REQUIREMENTS: Scan the lines below; pull out those with "that".

STORED DATA:
++++++++

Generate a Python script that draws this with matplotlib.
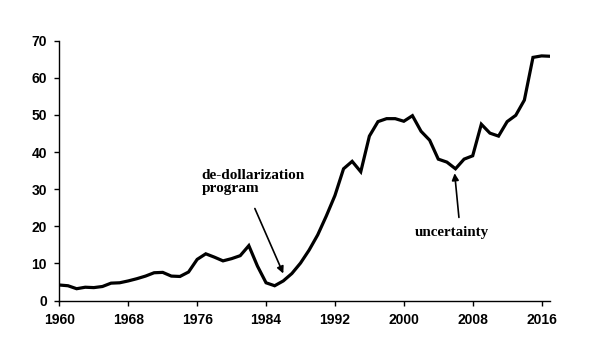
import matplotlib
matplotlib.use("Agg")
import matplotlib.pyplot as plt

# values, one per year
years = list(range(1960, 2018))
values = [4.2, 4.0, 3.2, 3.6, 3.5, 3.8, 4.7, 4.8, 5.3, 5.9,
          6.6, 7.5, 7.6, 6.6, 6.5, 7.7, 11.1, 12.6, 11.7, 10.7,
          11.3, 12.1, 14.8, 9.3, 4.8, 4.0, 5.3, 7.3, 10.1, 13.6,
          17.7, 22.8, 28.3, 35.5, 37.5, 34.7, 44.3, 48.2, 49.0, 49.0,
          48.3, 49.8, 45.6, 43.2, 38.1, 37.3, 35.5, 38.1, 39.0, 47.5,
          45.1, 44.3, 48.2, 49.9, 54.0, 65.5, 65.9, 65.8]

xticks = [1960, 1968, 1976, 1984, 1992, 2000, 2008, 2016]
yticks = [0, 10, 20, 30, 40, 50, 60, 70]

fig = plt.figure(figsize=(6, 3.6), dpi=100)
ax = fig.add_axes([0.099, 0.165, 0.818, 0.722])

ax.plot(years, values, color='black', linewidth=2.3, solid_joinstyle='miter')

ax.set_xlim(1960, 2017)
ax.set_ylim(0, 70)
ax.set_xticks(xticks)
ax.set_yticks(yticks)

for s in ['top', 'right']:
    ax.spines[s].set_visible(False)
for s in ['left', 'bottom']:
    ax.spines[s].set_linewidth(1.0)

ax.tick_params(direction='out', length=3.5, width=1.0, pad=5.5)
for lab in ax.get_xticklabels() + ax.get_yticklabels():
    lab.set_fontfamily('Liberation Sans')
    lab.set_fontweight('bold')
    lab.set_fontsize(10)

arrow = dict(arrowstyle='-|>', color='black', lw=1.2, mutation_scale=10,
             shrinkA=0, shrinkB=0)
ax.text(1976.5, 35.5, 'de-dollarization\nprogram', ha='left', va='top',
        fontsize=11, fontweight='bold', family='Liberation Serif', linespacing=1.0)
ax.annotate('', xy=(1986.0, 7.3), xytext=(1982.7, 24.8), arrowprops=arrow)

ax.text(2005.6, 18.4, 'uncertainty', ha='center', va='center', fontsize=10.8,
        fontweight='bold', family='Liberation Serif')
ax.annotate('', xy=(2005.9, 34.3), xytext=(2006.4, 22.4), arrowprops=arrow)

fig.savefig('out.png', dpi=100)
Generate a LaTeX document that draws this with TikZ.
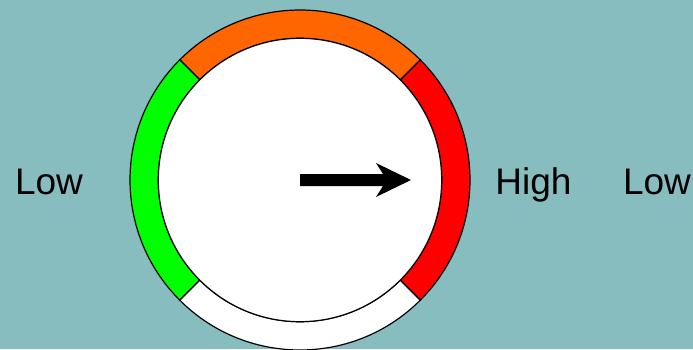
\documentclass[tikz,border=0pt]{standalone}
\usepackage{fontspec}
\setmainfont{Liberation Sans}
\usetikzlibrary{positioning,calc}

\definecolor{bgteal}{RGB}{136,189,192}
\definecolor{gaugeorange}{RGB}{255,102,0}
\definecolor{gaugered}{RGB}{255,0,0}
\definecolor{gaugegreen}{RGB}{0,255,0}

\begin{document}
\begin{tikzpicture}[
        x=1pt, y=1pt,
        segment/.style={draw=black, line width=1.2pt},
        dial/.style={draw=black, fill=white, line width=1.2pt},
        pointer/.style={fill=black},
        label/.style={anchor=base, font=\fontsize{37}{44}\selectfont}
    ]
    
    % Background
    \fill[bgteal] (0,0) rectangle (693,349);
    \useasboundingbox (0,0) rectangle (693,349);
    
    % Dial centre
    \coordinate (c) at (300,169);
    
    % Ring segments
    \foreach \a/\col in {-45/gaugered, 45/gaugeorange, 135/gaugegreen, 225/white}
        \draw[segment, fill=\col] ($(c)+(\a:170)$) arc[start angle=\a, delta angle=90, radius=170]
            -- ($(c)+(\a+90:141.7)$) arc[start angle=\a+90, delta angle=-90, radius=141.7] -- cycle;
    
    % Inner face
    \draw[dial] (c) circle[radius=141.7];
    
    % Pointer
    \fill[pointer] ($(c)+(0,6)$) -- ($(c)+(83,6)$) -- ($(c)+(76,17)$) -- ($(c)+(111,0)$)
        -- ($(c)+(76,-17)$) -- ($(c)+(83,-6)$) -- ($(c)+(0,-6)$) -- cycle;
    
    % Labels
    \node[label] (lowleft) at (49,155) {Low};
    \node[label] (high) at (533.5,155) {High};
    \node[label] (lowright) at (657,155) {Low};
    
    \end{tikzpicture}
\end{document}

++++++++

SOLUTION:
Generate a Python script that draws this with matplotlib.
Generate a LaTeX document that draws this with TikZ.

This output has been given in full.